By Alex Comstock
Have you ever gone into a season knowing that you'd be presented with a unique challenge that you've never faced before? Well that's exactly what I think I'll be getting myself into this coming season in Minnesota. Here's what I mean.
Lately, I've been trying to figure out where I'm going to hunt this coming year in Minnesota. I've talked about it quite a bit, but during the season last year, I moved back to Minnesota after spending three years in North Dakota. I have to adjust how I hunt, being that I'll still be traveling back to North Dakota to hunt fairly regularly. With that being said, I've located (with the help of a friend) a giant piece of public land that has regularly held multiple mature bucks. My friend has hunted the spot the last couple of years, but hasn't been able to spend much time in there. But from trail cameras, and a couple hunts, he's had encounters with and gotten pictures of multiple mature bucks.
-Have you ever hunted public land? READ: 3 Reasons You Should Try Hunting Public Land This Season
The Challenge: What's going to make this certain piece of public land so challenging is that it's a very unique terrain type for this area. This would remind a person of bluff country. With steep ridges, deep ravines, and a river running through it, its got a lot of aspects that will make hunting it fun, but also challenging. I've never had experience with hunting terrain like this, and there will be a lot for me to learn to try and tag a buck on it this fall.
What I Need to Learn: When it comes to terrain like this, there's a few things I know, and a lot of things I don't know. Assuming I end up hunting this piece of public, I'll be going with the "run and gun" method, and focusing on buck bedding areas. The goal will be to identify food sources and bedding, and then hunt as close to buck beds as possible. When it comes to identifying the food, I've already located an Oak flat that should serve as a good food source if it's dropping acorns.
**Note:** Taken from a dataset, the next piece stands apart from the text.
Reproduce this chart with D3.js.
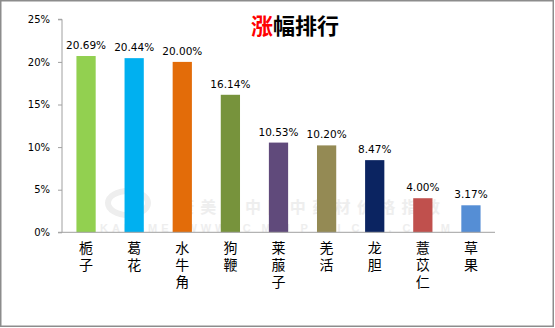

When it comes to buck bedding, this is where I'm not as versed in terrain like this. What I do know is that hill country bucks will use the terrain to their advantage. Often times bedding at the points of ridges, in spots where they can see a long ways, and have the wind coming over their back to smell behind them. It sounds good on paper, but it's going to put me to the test to actually figure this area out, and hunt it effectively this fall. Between many upcoming walks this spring, and a lot of time studying topo maps, I hope I will be able to put the pieces together.
Final Thoughts: The idea of hunting this area gets me really excited. I can't wait to log some miles on the boots figuring this land out, finding some buck beds, and hunting it this fall. I'll do a lot of bouncing around, probably will hardly ever hunt the same tree, and hopefully one way or another, I'll be able to take down a Minnesota buck for the first time since 2015.